不过,那时节,我还做不到这一点,虽然我一直在读经,但想要写出好小说的功利始终捆绑着我的心,让我得不到自由。我有太多东西想要展示,反而什么都写不出来。能写出来的东西,总是离我的心很远。
与公刘老先生、刘粹、李本深等人的相遇,还在我的心头晃着,写作的感觉,却像水中的月亮,怎么捞,都捞不着。虽然曾经得到了启迪,有了新的眼光,但写不出东西的挫败感,又让那时的我坠在梦想和现实织成的雾里了。我在当时的日记中,写下了这样一句话:“游山玩水不留我,回到武威又进入梦中。

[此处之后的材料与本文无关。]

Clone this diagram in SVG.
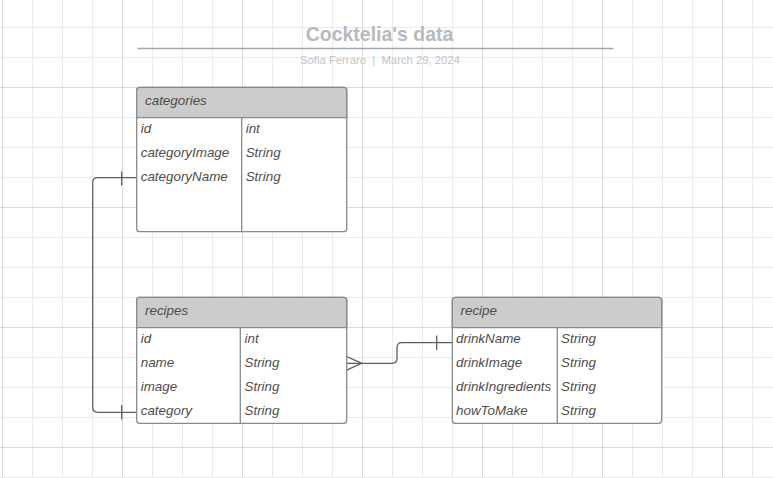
<svg xmlns="http://www.w3.org/2000/svg" width="773" height="478" viewBox="0 0 773 478">
<style>
.minor{stroke:#ebebeb;stroke-width:1}
.major{stroke:#dcdcdc;stroke-width:1}
.box{fill:#ffffff;stroke:#8a8a8a;stroke-width:1.3}
.head{fill:#cccccc;stroke:#8a8a8a;stroke-width:1.3}
.div{stroke:#8a8a8a;stroke-width:1.3}
.t{font-family:"Liberation Sans",Arial,sans-serif;font-style:italic;font-size:13.4px;fill:#4d4d4d}
.conn{fill:none;stroke:#5e5e5e;stroke-width:1.3}
.title{font-family:"Liberation Sans",Arial,sans-serif;font-weight:bold;font-size:19.5px;fill:#b7b9be}
.sub{font-family:"Liberation Sans",Arial,sans-serif;font-size:11.3px;fill:#c3c4c7;white-space:pre}
</style>
<rect width="773" height="478" fill="#ffffff"/>
<g id="grid">
<path class="minor" d="M32.5,0V478M62.5,0V478M92.5,0V478M152.5,0V478M182.5,0V478M212.5,0V478M272.5,0V478M302.5,0V478M332.5,0V478M392.5,0V478M422.5,0V478M452.5,0V478M512.5,0V478M542.5,0V478M572.5,0V478M632.5,0V478M662.5,0V478M692.5,0V478M752.5,0V478"/>
<path class="minor" d="M0,27.5H773M0,57.5H773M0,117.5H773M0,147.5H773M0,177.5H773M0,237.5H773M0,267.5H773M0,297.5H773M0,357.5H773M0,387.5H773M0,417.5H773M0,477.5H773"/>
<path class="major" d="M2.5,0V478M122.5,0V478M242.5,0V478M362.5,0V478M482.5,0V478M602.5,0V478M722.5,0V478M0,87.5H773M0,207.5H773M0,327.5H773M0,447.5H773"/>
</g>
<g id="title">
<text class="title" x="379.5" y="41" text-anchor="middle">Cocktelia's data</text>
<line x1="137.5" y1="48.5" x2="613.5" y2="48.5" stroke="#a3a6ad" stroke-width="1.3"/>
<text class="sub" x="380" y="63.5" text-anchor="middle">Sofia Ferraro  |  March 29, 2024</text>
</g>
<g id="connectors">
<path class="conn" d="M136.7,177.7H97.7Q92.7,177.7 92.7,182.7V407.3Q92.7,412.3 97.7,412.3H136.7"/>
<path class="conn" d="M121.7,171.5V185.5M121.7,405V419.5"/>
<path class="conn" d="M346.7,363.3H392Q397,363.3 397,358.3V347.7Q397,342.7 402,342.7H452.3"/>
<path class="conn" d="M346.7,356.5L361.7,363.3L346.7,370.2"/>
<path class="conn" d="M436.7,335.5V350"/>
</g>
<g id="categories">
<rect class="box" x="136.7" y="87.3" width="210" height="144.4" rx="3"/>
<path class="head" d="M136.7,117.7V90.3Q136.7,87.3 139.7,87.3H343.7Q346.7,87.3 346.7,90.3V117.7Z"/>
<line class="div" x1="241.7" y1="117.7" x2="241.7" y2="231.7"/>
<text class="t" x="145" y="105">categories</text>
<text class="t" x="140.7" y="132.7">id</text>
<text class="t" x="245.7" y="132.7">int</text>
<text class="t" x="140.7" y="156.7">categoryImage</text>
<text class="t" x="245.7" y="156.7">String</text>
<text class="t" x="140.7" y="180.7">categoryName</text>
<text class="t" x="245.7" y="180.7">String</text>
</g>
<g id="recipes">
<rect class="box" x="136.7" y="297.3" width="210" height="126" rx="3"/>
<path class="head" d="M136.7,327.7V300.3Q136.7,297.3 139.7,297.3H343.7Q346.7,297.3 346.7,300.3V327.7Z"/>
<line class="div" x1="240.3" y1="327.7" x2="240.3" y2="423.3"/>
<text class="t" x="145" y="315">recipes</text>
<text class="t" x="140.7" y="342.7">id</text>
<text class="t" x="244.5" y="342.7">int</text>
<text class="t" x="140.7" y="366.7">name</text>
<text class="t" x="244.5" y="366.7">String</text>
<text class="t" x="140.7" y="390.7">image</text>
<text class="t" x="244.5" y="390.7">String</text>
<text class="t" x="140.7" y="414.7">category</text>
<text class="t" x="244.5" y="414.7">String</text>
</g>
<g id="recipe">
<rect class="box" x="452.3" y="297.3" width="209.4" height="126" rx="3"/>
<path class="head" d="M452.3,327.7V300.3Q452.3,297.3 455.3,297.3H658.7Q661.7,297.3 661.7,300.3V327.7Z"/>
<line class="div" x1="557.3" y1="327.7" x2="557.3" y2="423.3"/>
<text class="t" x="460.5" y="315">recipe</text>
<text class="t" x="456" y="342.7">drinkName</text>
<text class="t" x="561" y="342.7">String</text>
<text class="t" x="456" y="366.7">drinkImage</text>
<text class="t" x="561" y="366.7">String</text>
<text class="t" x="456" y="390.7">drinkIngredients</text>
<text class="t" x="561" y="390.7">String</text>
<text class="t" x="456" y="414.7">howToMake</text>
<text class="t" x="561" y="414.7">String</text>
</g>
</svg>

”可见,那时的我,没有希望,没有光明,只有一颗充满了热情的心。
那时节,我试着写了一部叫《黑谷》的小说,后来虽然发表了,但不算成功。写它时,真的是在写,而不是喷,没有一种浑然天成的味道,也达不到《长烟落日处》的水平。
这样的探索,就像是梦魇,那时我的心中没有乐,只有苦,只有热恼,这样的情况一直持续了五年。